Motivational Deficiency Disorder - A condition characterized by extreme laziness identified by Australian neurologist Leth Argos and documented in the British Medical Journal in 2006. The report said the condition, designated as MoDeD, may affect up to 1 in 5 people. It is characterized by an overwhelming and debilitating apathy.
The above turned out to be a spoof. Too bad. It might have been a great new opportunity for anyone wanting to get out of the office; and there's no shortage of those individuals who enjoy booking-off.
On the other hand, there really are a lot of people who suffer from the opposite of "MoDeD." They're the ones who arrive in the office or appear online before anyone else everyday, and also the last ones to sign-off or head home at the end of the day. This malady, as we all know by now, is called being a workaholic. It's bad enough when one of your peers has it, and it can be particularly damaging when the boss is afflicted. In those cases, (s)he may become dysfunctional, making bad decisions and negatively impacting the entire organization. Additionally, the leader may create a sick culture. I'm talking about those places where everyone works long hours, often without taking their vacation time. When you step into one of those environments, there's a real flat feeling. Very little creativity occurs and workers don't interact positively in many cases.

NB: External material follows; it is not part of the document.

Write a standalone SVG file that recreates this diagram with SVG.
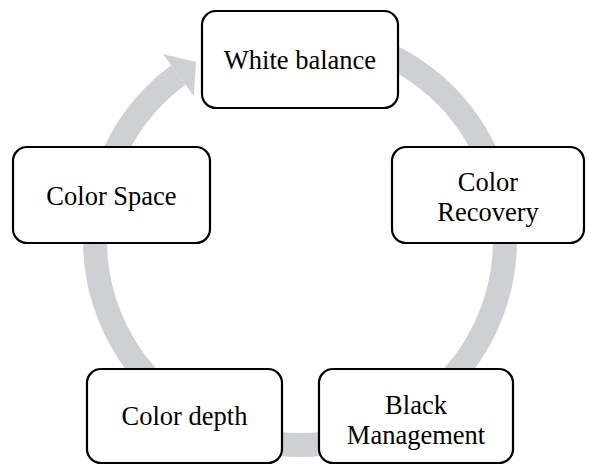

In his book, Supercapitalism, University of California at Berkeley prof Robert Reich noted that most Americans are struggling to keep up professionally. His advice to leaders was to keep reminding themselves that the quality of work is much more important than the quantity. He asked this question: "Can we change the rules.. to give people better odds of having a whole life...?"

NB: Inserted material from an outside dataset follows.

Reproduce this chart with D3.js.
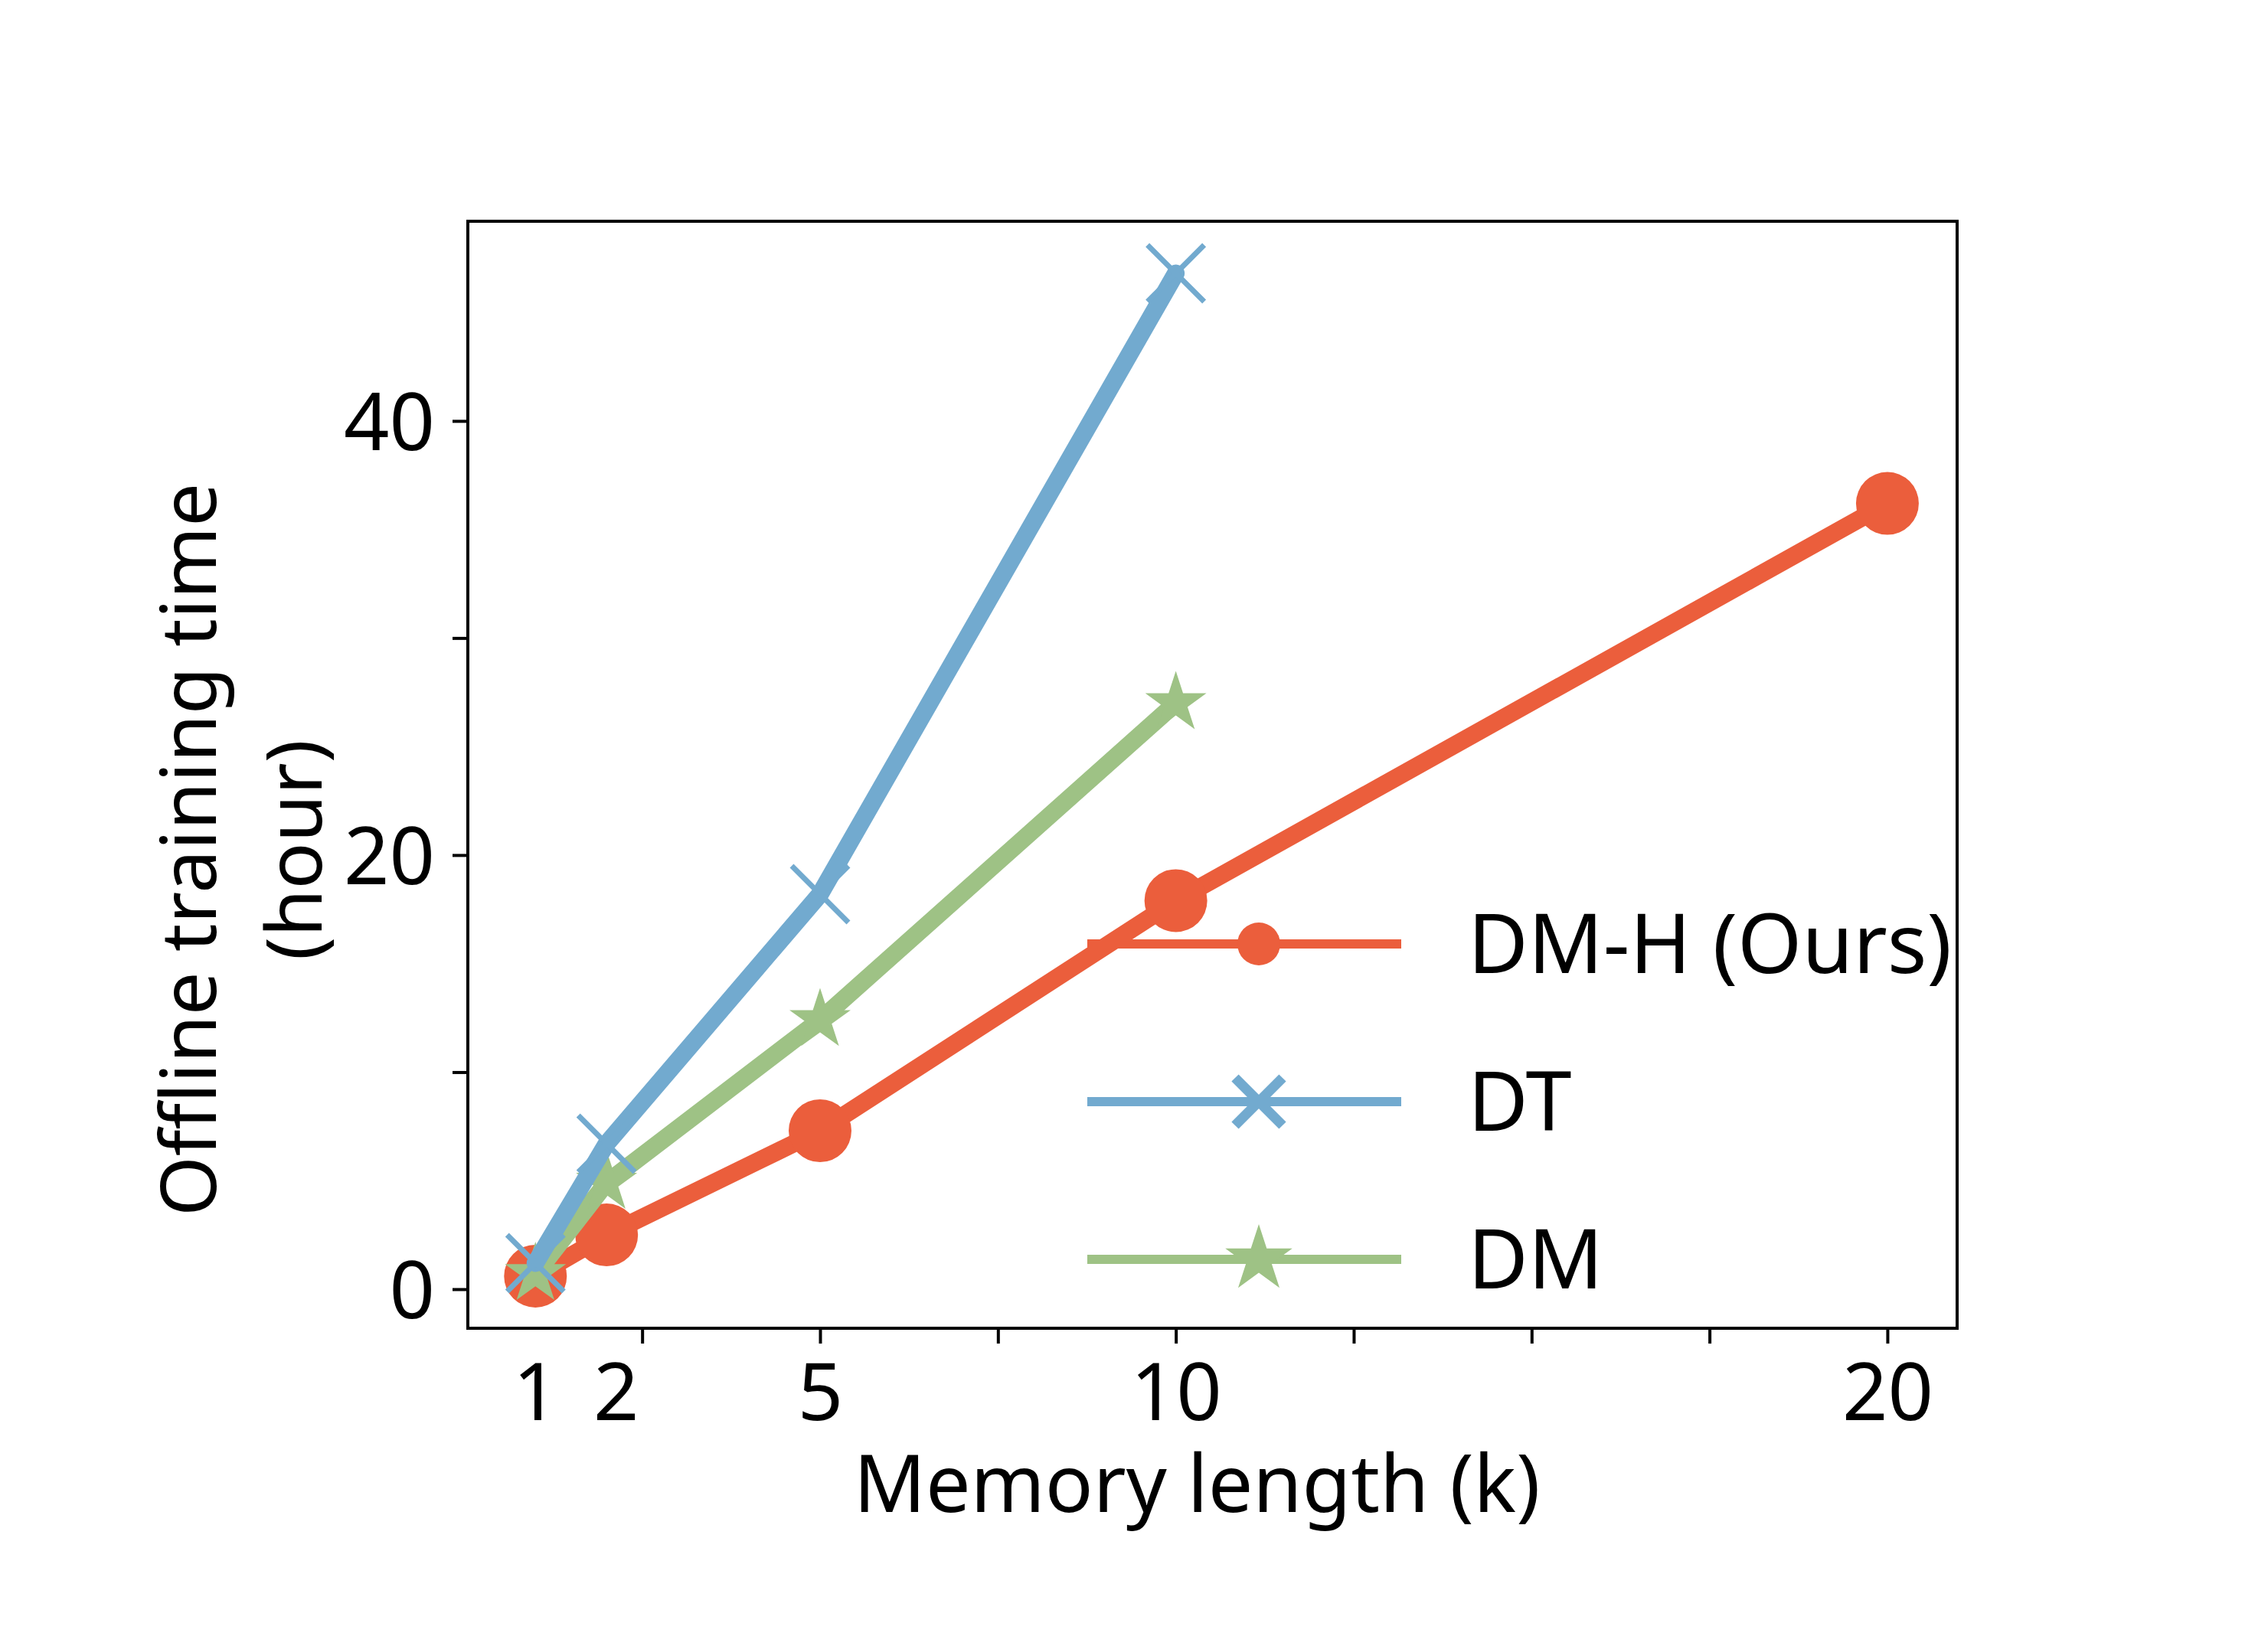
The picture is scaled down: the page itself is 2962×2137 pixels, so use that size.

How can you tell if you're a corporate maniac?
As an executive and leadership coach, my position on this question is, "I'm not sure." Despite ample research and evidence, many team leaders just don't seem to understand the importance of letting people take time off, even if the company has policies against asking people to forgo vacations or to work long hours. These toughies tell me things like, "If someone can't get the job done in 40 hours a week, then they should take 50." They may smile when they say it, but the message is still very clear.
If you think you may be on the cusp of becoming one of these corporate maniacs, here are a few warning signs to watch out for:
- You and your spouse/partner fight about your hours. Remember: it's not what you say that counts. It's your actions.

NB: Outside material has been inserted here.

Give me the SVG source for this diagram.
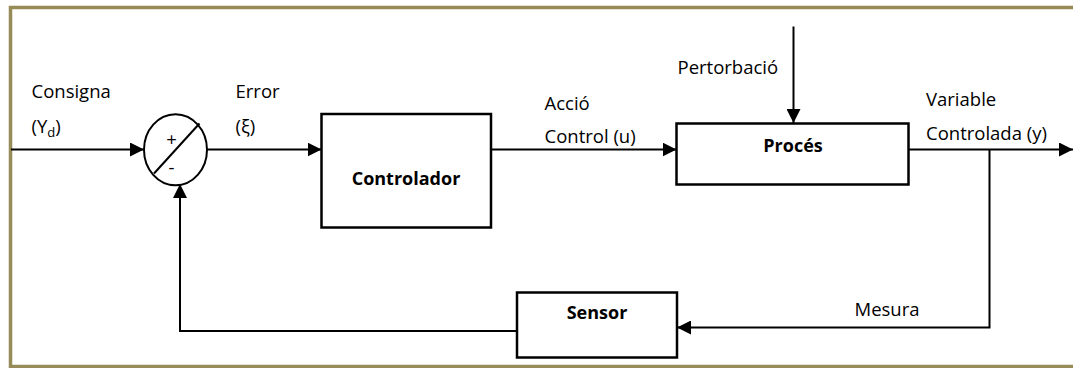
<svg xmlns="http://www.w3.org/2000/svg" width="1073" height="368" viewBox="0 0 1073 368">
<defs>
<marker id="arr" viewBox="0 0 14 14" refX="14" refY="7" markerWidth="14" markerHeight="14" markerUnits="userSpaceOnUse" orient="auto">
<path d="M0,0 L14,7 L0,14 Z" fill="#000"/>
</marker>
<style>
.lbl{font-family:"Open Sans","Liberation Sans",sans-serif;font-size:18.5px;fill:#000}
.bold{font-family:"Open Sans","Liberation Sans",sans-serif;font-size:18px;font-weight:bold;fill:#000}
.box{fill:#fff;stroke:#000;stroke-width:2.5}
.wire{fill:none;stroke:#000;stroke-width:2}
</style>
</defs>
<rect x="0" y="0" width="1073" height="368" fill="#fff"/>
<rect id="frame" x="10.5" y="7.5" width="1080" height="359" fill="none" stroke="#978c57" stroke-width="3.5"/>

<g id="connectors">
<path class="wire" d="M11,149.5 H144" marker-end="url(#arr)"/>
<path class="wire" d="M207,149.5 H321.5" marker-end="url(#arr)"/>
<path class="wire" d="M491,149.5 H676.5" marker-end="url(#arr)"/>
<path class="wire" d="M793.5,26.5 V123" marker-end="url(#arr)"/>
<path class="wire" d="M908.5,149.5 H1073" marker-end="url(#arr)"/>
<path class="wire" d="M989.5,149.5 V327.5 H677" marker-end="url(#arr)"/>
<path class="wire" d="M517,331 H180 V184" marker-end="url(#arr)"/>
</g>

<g id="summer">
<ellipse cx="175.5" cy="149.7" rx="31.5" ry="35.5" fill="#fff" stroke="#000" stroke-width="2"/>
<line x1="154" y1="173.5" x2="199.5" y2="123.5" stroke="#000" stroke-width="2"/>
<text class="lbl" x="171.5" y="146" text-anchor="middle" font-size="17">+</text>
<text class="lbl" x="171.5" y="174" text-anchor="middle" font-size="16">-</text>
</g>

<g id="controlador">
<rect class="box" x="321.5" y="114" width="169.5" height="113.5"/>
<text class="bold" x="406" y="185" text-anchor="middle">Controlador</text>
</g>

<g id="proces">
<rect class="box" x="676.5" y="123.5" width="232" height="61"/>
<text class="bold" x="793" y="151.5" text-anchor="middle">Procés</text>
</g>

<g id="sensor">
<rect class="box" x="517" y="292.5" width="160" height="65"/>
<text class="bold" x="597" y="318.5" text-anchor="middle">Sensor</text>
</g>

<g id="labels">
<text class="lbl" x="31.5" y="98">Consigna</text>
<text class="lbl" x="31.5" y="132.5">(Y<tspan font-size="13" dy="4">d</tspan><tspan dy="-4">)</tspan></text>
<text class="lbl" x="235.5" y="98">Error</text>
<text class="lbl" x="235.5" y="132.5">(ξ)</text>
<text class="lbl" x="544.5" y="110">Acció</text>
<text class="lbl" x="544.5" y="142.5">Control (u)</text>
<text class="lbl" x="677.5" y="74">Pertorbació</text>
<text class="lbl" x="926" y="106">Variable</text>
<text class="lbl" x="926" y="139.5">Controlada (y)</text>
<text class="lbl" x="854.5" y="316">Mesura</text>
</g>
</svg>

- When one of your team is going on vacation, you "forget." And then you plan an important meeting for the Wednesday of the week she'll be away, causing her to cancel or come in during the break.
- Friends and family members quit inviting you to holiday events, dinners out, even birthday parties.
- You find it hard to resist calling or texting subordinates while you're in your car, or at home. (Even if you don't have a crisis.) You tell yourself that this is how colleagues act. You actually believe that the person on the other end enjoys keeping in contact with you after hours.
- It doesn't seem wrong to come into work when you're sick. After all, you say, you can always take time off later (but you never do).
Others have figured out the "real" you - even if you haven't.
If any of these hit close to home; it's time to ask yourself some serious questions before you're too far gone.
Do you want to continue this way? If not, what's stopping you from changing your habits?
I frequently hear from clients that they "really do want to lighten-up" but they can't because of the job demands. However, in general, that's not the true situation. Often there are others who could take care of things in the absence of the leader, if only he'd let them. If you'd say the same thing, it's time to have an honest discussion with yourself and then either:
- Accept your style for what it is and be prepared to accept the negative consequences (family, friends, health, quality of life) of being a workaholic.
- Commit to making a change in your style and outlook. Recruit someone (husband, partner, coach, pal) to help keep you on course when you might waiver.
Because on this point, the research is clear: regardless of their addiction, most addicts can't make big changes all by themselves.